For an in-depth technical guide on TLS fingerprinting and bypass techniques:

- [How to Avoid Web Scraping Blocking: TLS Fingerprinting](https://scrapfly.io/blog/posts/how-to-avoid-web-scraping-blocking-tls/)
- [Scrapfly ASP Documentation](https://scrapfly.io/docs/scrape-api/anti-scraping-protection)
- [JA3 GitHub Repository](https://github.com/salesforce/ja3)
 
 

 

 

 

  

##### Q: What's the difference between JA3, JA3N, and JA3S?

**A:**

- **JA3:** Original client fingerprinting algorithm (Client Hello packet)
- **JA3N:** Normalized version that handles edge cases and GREASE values more consistently
- **JA3S:** Server fingerprinting (Server Hello packet) - identifies the server's TLS configuration
- **Scrapfly FP:** Enhanced fingerprint with additional TLS parameters for higher accuracy
 
For web scraping, you primarily care about JA3 (client fingerprint) since that's what identifies your tool.

##### Q: Can I manually configure my HTTP client to match a browser JA3?
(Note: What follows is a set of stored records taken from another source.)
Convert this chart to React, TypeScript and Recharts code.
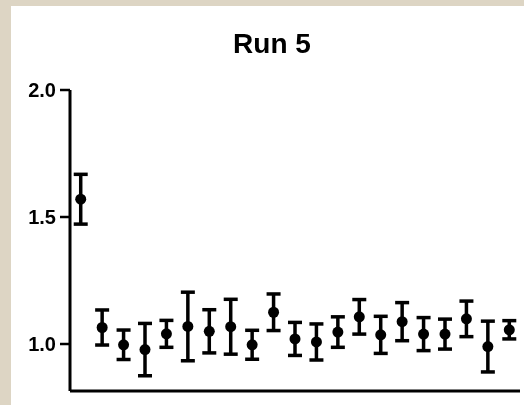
import React from "react";
import { ComposedChart, Scatter, ErrorBar, XAxis, YAxis } from "recharts";

const runs = [1, 2, 3, 4, 5, 6, 7, 8, 9, 10, 11, 12, 13, 14, 15, 16, 17, 18, 19, 20, 21];
const means = [
  1.57, 1.065, 0.997, 0.978, 1.04, 1.069, 1.05, 1.068, 0.997, 1.125, 1.02,
  1.008, 1.047, 1.107, 1.036, 1.088, 1.039, 1.039, 1.099, 0.99, 1.056
];
const errors = [
  0.098, 0.069, 0.058, 0.103, 0.053, 0.135, 0.085, 0.108, 0.057, 0.072, 0.065,
  0.071, 0.06, 0.068, 0.073, 0.075, 0.065, 0.059, 0.07, 0.1, 0.036
];
const yTicks = [1.0, 1.5, 2.0];

const data = runs.map((x, i) => ({ x, mean: means[i], err: errors[i] }));

const font = "'Liberation Sans', Arial, sans-serif";

function Dot(props: any) {
  return <circle cx={props.cx} cy={props.cy} r={5.5} fill="#000" />;
}

export default function App() {
  return (
    <div
      style={{
        position: "fixed",
        left: 0,
        top: 0,
        width: 524,
        height: 405,
        background: "#ddd5c4"
      }}
    >
      <div
        style={{
          position: "absolute",
          left: 11,
          top: 6,
          width: 513,
          height: 399,
          background: "#fff"
        }}
      >
        <div
          style={{
            position: "absolute",
            left: 0,
            width: 522,
            top: 24,
            textAlign: "center",
            fontFamily: font,
            fontWeight: "bold",
            fontSize: 28,
            lineHeight: "28px",
            color: "#000"
          }}
        >
          Run 5
        </div>
        <ComposedChart
          width={513}
          height={399}
          data={data}
          margin={{ top: 84, right: 4, left: 0, bottom: 13 }}
        >
          <XAxis
            type="number"
            dataKey="x"
            domain={[0.5, 21.5]}
            allowDataOverflow
            tick={false}
            tickLine={false}
            height={1}
            axisLine={{ stroke: "#000", strokeWidth: 3 }}
          />
          <YAxis
            type="number"
            domain={[0.815, 2]}
            allowDataOverflow
            ticks={yTicks}
            width={59}
            tickSize={10}
            tickMargin={4}
            tickFormatter={(v: number) => v.toFixed(1)}
            tick={{ fill: "#000", fontSize: 20, fontWeight: "bold", fontFamily: font }}
            tickLine={{ stroke: "#000", strokeWidth: 2.5 }}
            axisLine={{ stroke: "#000", strokeWidth: 3 }}
          />
          <Scatter dataKey="mean" shape={<Dot />} isAnimationActive={false}>
            <ErrorBar
              dataKey="err"
              direction="y"
              width={7}
              stroke="#000"
              strokeWidth={3.5}
              isAnimationActive={false}
            />
          </Scatter>
        </ComposedChart>
      </div>
    </div>
  );
}
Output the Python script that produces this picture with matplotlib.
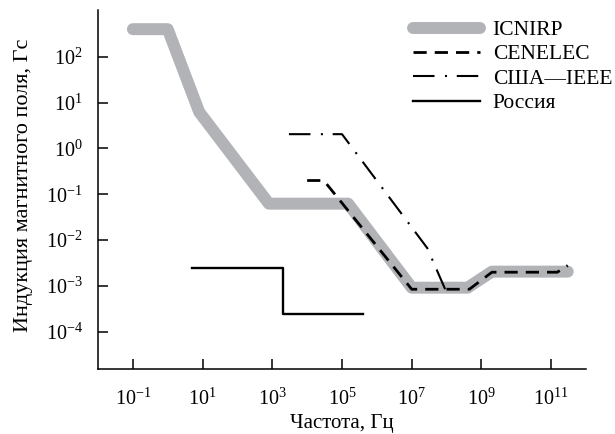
import matplotlib
matplotlib.use("Agg")
import matplotlib.pyplot as plt
from matplotlib.ticker import NullLocator

plt.rcParams['font.family'] = ['Liberation Serif', 'DejaVu Serif']
plt.rcParams['mathtext.fontset'] = 'custom'
plt.rcParams['mathtext.rm'] = 'Liberation Serif'
plt.rcParams['mathtext.it'] = 'Liberation Serif:italic'
plt.rcParams['mathtext.bf'] = 'Liberation Serif:bold'
plt.rcParams['lines.scale_dashes'] = False

# Data (frequency in Hz, magnetic induction in Gs)
icnirp_f = [0.1, 1, 8, 800, 1.5e5, 1e7, 4e8, 2e9, 3e11]
icnirp_b = [400, 400, 6.25, 0.0625, 0.0625, 9.2e-4, 9.2e-4, 2.06e-3, 2.06e-3]

cenelec_f = [1e4, 3e4, 1e7, 4.5e8, 2e9, 1.5e11, 3e11]
cenelec_b = [0.2, 0.2, 8.5e-4, 8.5e-4, 2.0e-3, 2.0e-3, 2.8e-3]

ieee_f = [3e3, 1e5, 2.8e7, 9.3e7]
ieee_b = [2.05, 2.05, 6.7e-3, 8.2e-4]

russia_f = [5, 2e3, 2e3, 4e5]
russia_b = [2.5e-3, 2.5e-3, 2.5e-4, 2.5e-4]

xticks = [1e-1, 1e1, 1e3, 1e5, 1e7, 1e9, 1e11]
yticks = [1e-4, 1e-3, 1e-2, 1e-1, 1e0, 1e1, 1e2]

labels = ["ICNIRP", "CENELEC", "США—IEEE", "Россия"]
xlabel = "Частота, Гц"
ylabel = "Индукция магнитного поля, Гс"

fig = plt.figure(figsize=(6.15, 4.34), dpi=100)
ax = fig.add_axes([98/615, 1-369/434, (586-98)/615, (369-10)/434])

ax.plot(icnirp_f, icnirp_b, color='#b2b3b7', lw=8.6,
        solid_capstyle='round', solid_joinstyle='round', label=labels[0])
ax.plot(cenelec_f, cenelec_b, color='black', lw=2.0,
        dashes=(9.5, 5.8), label=labels[1])
ax.plot(ieee_f, ieee_b, color='black', lw=1.5,
        dashes=(15.5, 7.5, 1.5, 7.0), label=labels[2])
ax.plot(russia_f, russia_b, color='black', lw=1.7, label=labels[3])

ax.set_xscale('log')
ax.set_yscale('log')
ax.set_xlim(1e-2, 1e12)
ax.set_ylim(10**-4.81, 10**3.02)
ax.set_xticks(xticks)
ax.set_yticks(yticks)
ax.xaxis.set_minor_locator(NullLocator())
ax.yaxis.set_minor_locator(NullLocator())

for s in ['top', 'right']:
    ax.spines[s].set_visible(False)
for s in ['left', 'bottom']:
    ax.spines[s].set_linewidth(1.1)

ax.tick_params(axis='both', which='major', direction='in', length=7.5,
               width=1.1, labelsize=14.5)
ax.tick_params(axis='x', pad=14)
ax.tick_params(axis='y', pad=11)

ax.set_xlabel(xlabel, fontsize=15)
ax.set_ylabel(ylabel, fontsize=16)
ax.xaxis.set_label_coords(0.5, -(414-369)/359)
ax.yaxis.set_label_coords(-(98-33)/488, (369-185)/359)

leg = ax.legend(loc='upper left', bbox_to_anchor=(413/615, 1-20/434),
                bbox_transform=fig.transFigure, frameon=False,
                fontsize=15.5, handlelength=3.1, handletextpad=0.6,
                labelspacing=0.2, borderpad=0, borderaxespad=0)

fig.savefig("out.png", dpi=100)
**A:** Extremely difficult and not recommended. You'd need to control:

- Exact cipher suite order (20-30 ciphers)
- TLS extension order (15+ extensions)
- GREASE value generation and placement
- Elliptic curve preferences
- EC point format preferences
 
Most standard libraries (Python ssl, Java JSSE, Node.js tls) don't expose these low-level controls. Use specialized libraries like curl\_cffi or services like Scrapfly instead.

##### Q: Does HTTPS proxy affect JA3 fingerprinting?

**A:** No, if using CONNECT method (standard HTTPS proxy). The TLS handshake happens end-to-end between your client and the target server. The proxy only tunnels encrypted traffic.

**Exception:** If proxy performs SSL/TLS termination (man-in-the-middle), the target server sees the proxy's JA3, not yours. This is rare for standard proxies.

##### Q: How often do browser JA3 signatures change?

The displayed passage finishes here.